Exercise prompt: Beneath this line are entries. Copy the range from the line with "Emit a web page that matches this image, drawn with Apache" to the line with "const textColor = '#54573a'", ends included, exactly; leave pictures out.

Information supplied:
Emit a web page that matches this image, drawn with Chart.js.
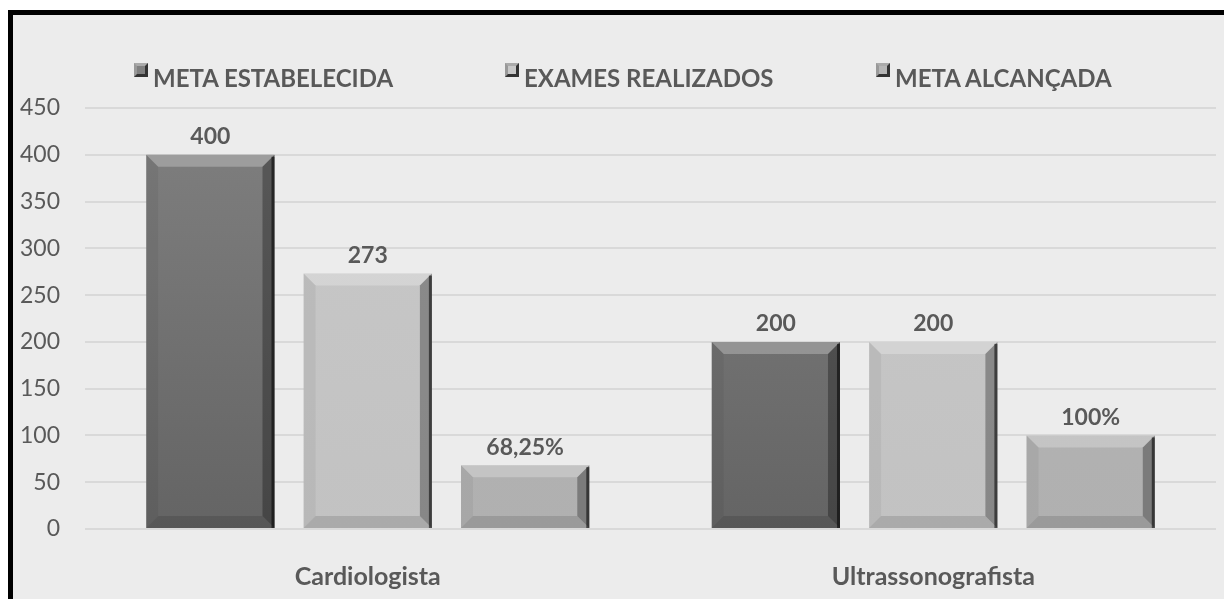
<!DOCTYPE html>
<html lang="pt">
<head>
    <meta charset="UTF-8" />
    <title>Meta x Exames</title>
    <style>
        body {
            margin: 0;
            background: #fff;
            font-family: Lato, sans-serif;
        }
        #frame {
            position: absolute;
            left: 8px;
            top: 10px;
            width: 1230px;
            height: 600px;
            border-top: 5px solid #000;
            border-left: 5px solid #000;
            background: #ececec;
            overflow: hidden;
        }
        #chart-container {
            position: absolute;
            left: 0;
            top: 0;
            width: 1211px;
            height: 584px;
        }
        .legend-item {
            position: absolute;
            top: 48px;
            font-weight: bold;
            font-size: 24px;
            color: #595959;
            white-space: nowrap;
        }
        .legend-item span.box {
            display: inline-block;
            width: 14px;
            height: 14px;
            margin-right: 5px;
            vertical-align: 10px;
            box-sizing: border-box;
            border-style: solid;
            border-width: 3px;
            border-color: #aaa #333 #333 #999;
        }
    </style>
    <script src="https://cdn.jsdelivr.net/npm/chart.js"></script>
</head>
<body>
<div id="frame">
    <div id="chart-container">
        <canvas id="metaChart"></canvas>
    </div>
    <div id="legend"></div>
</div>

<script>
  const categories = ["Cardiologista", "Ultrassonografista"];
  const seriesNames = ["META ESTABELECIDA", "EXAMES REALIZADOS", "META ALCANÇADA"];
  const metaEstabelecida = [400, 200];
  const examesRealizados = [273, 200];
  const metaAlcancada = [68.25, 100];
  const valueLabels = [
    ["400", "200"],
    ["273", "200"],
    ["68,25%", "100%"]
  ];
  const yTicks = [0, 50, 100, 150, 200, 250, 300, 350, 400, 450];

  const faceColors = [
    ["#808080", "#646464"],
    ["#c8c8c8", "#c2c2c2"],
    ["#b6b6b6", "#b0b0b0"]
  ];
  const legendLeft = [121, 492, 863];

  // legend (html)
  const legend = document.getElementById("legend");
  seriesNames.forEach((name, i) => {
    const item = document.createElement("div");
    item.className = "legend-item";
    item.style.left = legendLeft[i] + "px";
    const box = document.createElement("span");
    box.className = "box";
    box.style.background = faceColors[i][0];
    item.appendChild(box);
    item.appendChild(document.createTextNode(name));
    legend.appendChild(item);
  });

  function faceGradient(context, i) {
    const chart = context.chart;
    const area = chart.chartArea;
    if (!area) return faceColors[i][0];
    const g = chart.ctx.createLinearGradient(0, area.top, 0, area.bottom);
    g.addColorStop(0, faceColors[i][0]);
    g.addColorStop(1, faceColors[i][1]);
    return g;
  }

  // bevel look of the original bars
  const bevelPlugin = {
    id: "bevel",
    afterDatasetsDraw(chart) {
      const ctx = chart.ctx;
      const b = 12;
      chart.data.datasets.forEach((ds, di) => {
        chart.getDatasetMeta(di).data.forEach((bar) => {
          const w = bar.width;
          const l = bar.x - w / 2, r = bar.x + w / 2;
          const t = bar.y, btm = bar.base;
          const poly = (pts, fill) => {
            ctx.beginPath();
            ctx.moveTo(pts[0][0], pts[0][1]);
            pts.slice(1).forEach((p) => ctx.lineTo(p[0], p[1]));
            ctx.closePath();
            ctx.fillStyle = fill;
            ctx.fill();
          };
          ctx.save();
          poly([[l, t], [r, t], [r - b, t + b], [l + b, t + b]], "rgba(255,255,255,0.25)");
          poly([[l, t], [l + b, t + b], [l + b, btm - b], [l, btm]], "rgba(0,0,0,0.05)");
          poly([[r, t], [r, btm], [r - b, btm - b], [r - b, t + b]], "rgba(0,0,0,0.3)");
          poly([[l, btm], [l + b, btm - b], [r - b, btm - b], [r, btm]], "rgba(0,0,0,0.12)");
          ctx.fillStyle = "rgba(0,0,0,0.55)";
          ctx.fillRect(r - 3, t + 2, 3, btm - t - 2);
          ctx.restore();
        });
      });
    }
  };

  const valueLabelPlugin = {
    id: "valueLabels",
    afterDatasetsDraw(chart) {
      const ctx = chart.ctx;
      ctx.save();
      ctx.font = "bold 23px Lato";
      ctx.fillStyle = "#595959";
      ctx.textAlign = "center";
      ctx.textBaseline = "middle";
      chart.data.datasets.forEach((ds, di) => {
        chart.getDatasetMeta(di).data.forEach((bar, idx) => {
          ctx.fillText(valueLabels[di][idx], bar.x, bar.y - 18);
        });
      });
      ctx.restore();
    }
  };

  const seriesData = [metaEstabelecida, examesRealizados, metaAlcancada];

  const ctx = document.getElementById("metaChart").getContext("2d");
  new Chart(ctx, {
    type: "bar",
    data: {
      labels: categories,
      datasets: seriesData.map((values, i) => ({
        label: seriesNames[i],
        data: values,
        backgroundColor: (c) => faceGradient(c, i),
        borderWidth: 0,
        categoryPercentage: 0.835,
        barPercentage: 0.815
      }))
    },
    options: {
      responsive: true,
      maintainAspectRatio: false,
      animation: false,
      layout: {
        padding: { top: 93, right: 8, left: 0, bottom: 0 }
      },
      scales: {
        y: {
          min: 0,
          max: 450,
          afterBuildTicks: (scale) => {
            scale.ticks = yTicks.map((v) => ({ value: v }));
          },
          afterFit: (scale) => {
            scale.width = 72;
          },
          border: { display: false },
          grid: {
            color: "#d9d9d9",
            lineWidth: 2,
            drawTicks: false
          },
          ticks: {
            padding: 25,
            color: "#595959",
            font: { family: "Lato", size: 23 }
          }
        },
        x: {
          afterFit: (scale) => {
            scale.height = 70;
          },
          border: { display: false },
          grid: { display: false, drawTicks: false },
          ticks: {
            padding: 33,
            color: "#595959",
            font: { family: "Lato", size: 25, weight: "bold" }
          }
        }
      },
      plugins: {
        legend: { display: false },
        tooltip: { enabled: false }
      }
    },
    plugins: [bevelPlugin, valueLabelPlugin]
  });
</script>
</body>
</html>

---

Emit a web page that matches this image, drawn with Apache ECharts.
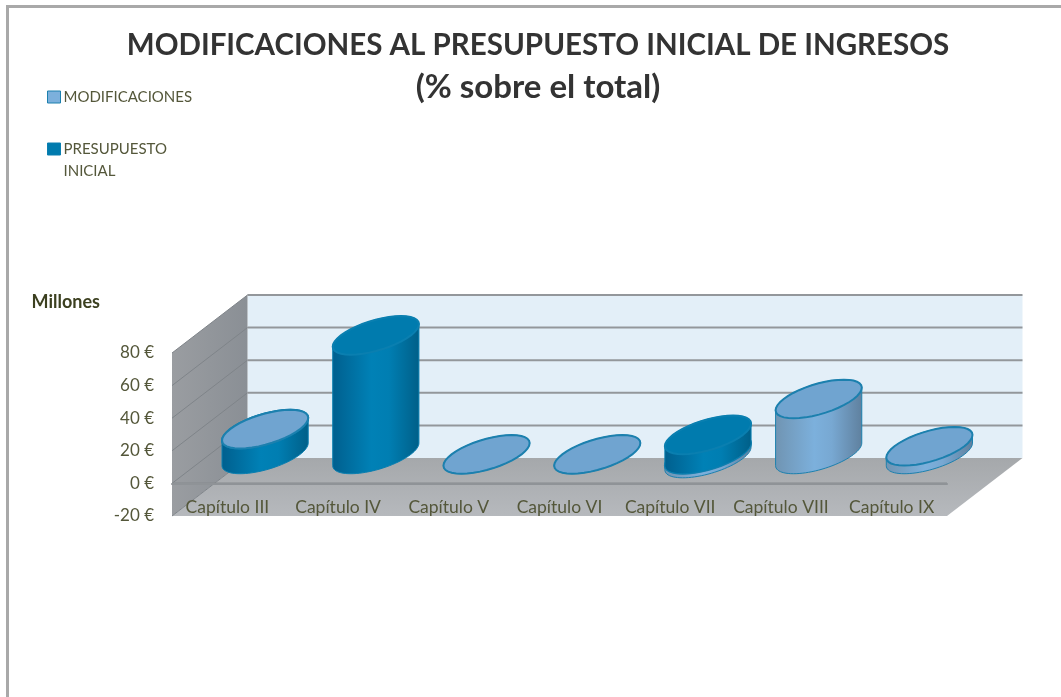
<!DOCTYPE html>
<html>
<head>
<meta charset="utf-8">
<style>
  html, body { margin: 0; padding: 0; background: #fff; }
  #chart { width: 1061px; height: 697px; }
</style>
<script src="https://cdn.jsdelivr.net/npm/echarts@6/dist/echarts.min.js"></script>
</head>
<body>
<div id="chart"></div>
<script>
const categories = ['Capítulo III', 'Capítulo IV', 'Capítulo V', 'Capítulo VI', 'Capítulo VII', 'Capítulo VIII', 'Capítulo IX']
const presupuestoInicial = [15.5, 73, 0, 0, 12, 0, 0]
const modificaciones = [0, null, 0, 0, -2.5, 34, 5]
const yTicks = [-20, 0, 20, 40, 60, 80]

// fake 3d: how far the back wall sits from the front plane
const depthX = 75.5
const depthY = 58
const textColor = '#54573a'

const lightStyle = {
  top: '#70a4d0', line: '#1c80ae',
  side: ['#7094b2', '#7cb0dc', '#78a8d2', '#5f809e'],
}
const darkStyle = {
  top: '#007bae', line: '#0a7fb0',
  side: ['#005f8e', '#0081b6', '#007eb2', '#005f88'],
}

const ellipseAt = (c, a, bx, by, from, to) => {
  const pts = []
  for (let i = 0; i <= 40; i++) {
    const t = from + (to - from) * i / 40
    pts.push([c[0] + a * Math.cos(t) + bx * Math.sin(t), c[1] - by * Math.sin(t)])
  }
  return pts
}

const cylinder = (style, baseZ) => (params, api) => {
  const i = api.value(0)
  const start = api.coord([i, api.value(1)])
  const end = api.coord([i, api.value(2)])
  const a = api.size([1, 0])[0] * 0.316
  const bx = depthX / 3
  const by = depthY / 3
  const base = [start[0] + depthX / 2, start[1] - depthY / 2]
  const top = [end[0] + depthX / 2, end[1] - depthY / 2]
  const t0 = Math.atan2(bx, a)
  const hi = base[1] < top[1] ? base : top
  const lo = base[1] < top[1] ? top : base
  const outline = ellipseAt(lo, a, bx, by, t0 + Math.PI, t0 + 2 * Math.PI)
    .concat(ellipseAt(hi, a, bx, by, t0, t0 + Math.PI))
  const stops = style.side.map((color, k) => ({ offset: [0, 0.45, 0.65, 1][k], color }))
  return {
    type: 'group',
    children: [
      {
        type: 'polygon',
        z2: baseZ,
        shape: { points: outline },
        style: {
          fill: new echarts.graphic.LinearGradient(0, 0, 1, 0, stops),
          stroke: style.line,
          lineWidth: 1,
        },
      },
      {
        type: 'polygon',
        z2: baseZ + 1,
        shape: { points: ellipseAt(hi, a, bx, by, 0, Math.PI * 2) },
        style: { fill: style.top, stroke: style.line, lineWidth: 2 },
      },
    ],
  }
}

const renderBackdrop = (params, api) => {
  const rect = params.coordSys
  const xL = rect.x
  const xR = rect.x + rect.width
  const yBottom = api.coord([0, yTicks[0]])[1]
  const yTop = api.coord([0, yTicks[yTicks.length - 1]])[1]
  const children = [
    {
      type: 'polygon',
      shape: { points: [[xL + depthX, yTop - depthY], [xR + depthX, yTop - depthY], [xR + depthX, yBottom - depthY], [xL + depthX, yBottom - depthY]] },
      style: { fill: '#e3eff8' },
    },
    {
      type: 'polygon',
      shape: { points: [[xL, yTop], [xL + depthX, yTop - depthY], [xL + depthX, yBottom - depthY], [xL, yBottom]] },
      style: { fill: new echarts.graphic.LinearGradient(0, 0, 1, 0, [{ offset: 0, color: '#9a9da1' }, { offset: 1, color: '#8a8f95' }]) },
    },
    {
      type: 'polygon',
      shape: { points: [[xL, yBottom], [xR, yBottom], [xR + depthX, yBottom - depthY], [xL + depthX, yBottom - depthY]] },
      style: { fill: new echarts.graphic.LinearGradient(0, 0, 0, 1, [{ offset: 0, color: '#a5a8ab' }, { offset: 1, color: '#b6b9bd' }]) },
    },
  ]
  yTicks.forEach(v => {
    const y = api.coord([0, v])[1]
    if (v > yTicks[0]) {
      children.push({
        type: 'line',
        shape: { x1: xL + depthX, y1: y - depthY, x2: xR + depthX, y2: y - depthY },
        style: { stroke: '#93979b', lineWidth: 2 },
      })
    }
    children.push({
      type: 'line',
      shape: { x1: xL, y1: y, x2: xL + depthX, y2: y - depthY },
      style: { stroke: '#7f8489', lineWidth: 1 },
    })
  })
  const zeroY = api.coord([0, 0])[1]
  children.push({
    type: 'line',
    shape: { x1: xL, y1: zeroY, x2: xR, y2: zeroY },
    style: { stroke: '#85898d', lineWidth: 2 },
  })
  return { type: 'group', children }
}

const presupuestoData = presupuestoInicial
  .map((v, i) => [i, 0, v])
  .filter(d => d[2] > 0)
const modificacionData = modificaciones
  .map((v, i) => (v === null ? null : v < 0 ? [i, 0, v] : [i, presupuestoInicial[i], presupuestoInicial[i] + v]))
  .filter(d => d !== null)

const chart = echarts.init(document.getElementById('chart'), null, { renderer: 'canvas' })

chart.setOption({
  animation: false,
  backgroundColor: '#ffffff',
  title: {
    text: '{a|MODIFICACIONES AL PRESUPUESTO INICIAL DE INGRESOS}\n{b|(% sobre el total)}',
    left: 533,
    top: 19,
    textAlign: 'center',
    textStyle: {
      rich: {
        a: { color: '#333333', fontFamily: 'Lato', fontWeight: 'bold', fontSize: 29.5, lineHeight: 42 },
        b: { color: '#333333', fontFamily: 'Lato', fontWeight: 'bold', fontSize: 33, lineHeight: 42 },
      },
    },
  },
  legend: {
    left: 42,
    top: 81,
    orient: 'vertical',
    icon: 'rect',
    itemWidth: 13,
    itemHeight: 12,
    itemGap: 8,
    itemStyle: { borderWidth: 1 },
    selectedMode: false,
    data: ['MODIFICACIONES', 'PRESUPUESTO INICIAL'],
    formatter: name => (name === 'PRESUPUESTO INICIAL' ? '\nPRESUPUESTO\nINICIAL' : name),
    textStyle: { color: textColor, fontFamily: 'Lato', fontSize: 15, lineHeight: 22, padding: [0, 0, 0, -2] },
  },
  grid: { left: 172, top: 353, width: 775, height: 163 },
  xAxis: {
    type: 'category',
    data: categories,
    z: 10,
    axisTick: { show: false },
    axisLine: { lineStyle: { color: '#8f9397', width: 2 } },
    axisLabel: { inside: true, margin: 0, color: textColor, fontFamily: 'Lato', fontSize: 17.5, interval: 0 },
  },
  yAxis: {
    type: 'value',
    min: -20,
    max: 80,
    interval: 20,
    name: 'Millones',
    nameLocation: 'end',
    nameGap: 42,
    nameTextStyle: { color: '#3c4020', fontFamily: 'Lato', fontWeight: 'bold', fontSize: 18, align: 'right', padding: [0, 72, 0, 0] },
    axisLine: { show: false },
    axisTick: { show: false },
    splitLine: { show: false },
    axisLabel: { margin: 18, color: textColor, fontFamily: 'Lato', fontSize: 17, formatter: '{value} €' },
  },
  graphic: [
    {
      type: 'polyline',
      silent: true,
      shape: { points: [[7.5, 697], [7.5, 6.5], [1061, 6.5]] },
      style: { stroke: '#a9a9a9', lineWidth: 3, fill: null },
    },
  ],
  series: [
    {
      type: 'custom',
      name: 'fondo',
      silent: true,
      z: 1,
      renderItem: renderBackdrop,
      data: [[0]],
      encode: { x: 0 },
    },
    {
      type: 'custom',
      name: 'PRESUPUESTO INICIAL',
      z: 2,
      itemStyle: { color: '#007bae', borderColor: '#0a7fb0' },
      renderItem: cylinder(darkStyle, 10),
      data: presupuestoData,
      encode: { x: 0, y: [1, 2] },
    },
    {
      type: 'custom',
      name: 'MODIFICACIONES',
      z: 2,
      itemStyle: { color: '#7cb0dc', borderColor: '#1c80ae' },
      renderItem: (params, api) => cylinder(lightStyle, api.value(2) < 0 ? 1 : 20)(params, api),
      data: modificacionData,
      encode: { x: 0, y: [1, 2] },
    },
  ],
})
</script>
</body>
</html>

---

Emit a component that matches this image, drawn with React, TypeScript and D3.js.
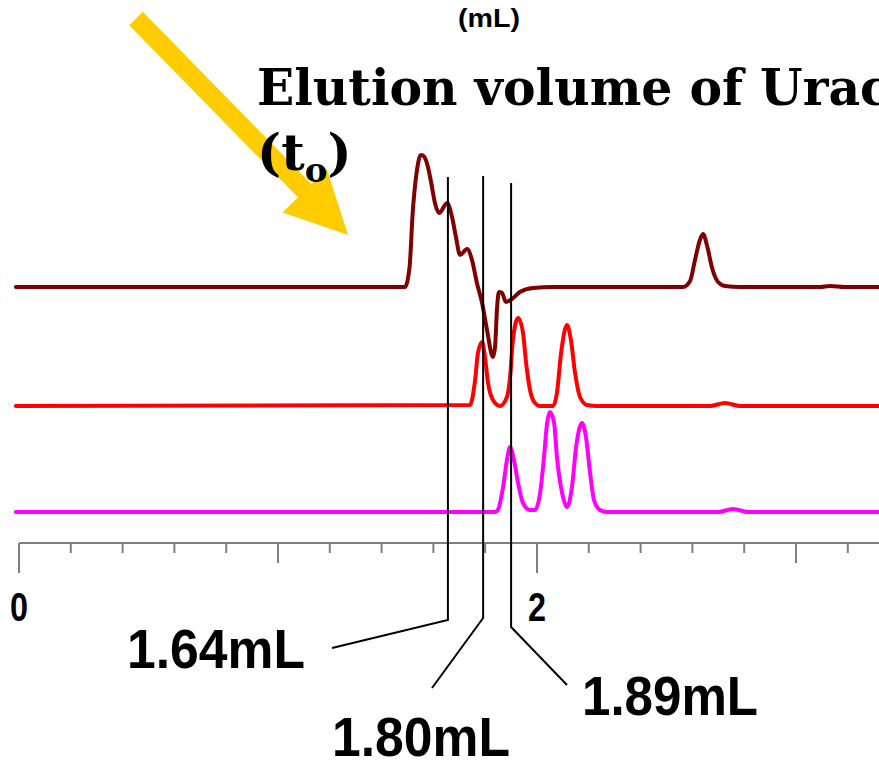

Reply:
Emit a web page that matches this image, drawn with Apache ECharts.
<!DOCTYPE html>
<html>
<head>
<meta charset="utf-8">
<style>
  html, body { margin: 0; padding: 0; background: #fff; }
  #chart { width: 1061px; height: 697px; }
</style>
<script src="https://cdn.jsdelivr.net/npm/echarts@6/dist/echarts.min.js"></script>
</head>
<body>
<div id="chart"></div>
<script>
const categories = ['Capítulo III', 'Capítulo IV', 'Capítulo V', 'Capítulo VI', 'Capítulo VII', 'Capítulo VIII', 'Capítulo IX']
const presupuestoInicial = [15.5, 73, 0, 0, 12, 0, 0]
const modificaciones = [0, null, 0, 0, -2.5, 34, 5]
const yTicks = [-20, 0, 20, 40, 60, 80]

// fake 3d: how far the back wall sits from the front plane
const depthX = 75.5
const depthY = 58
const textColor = '#54573a'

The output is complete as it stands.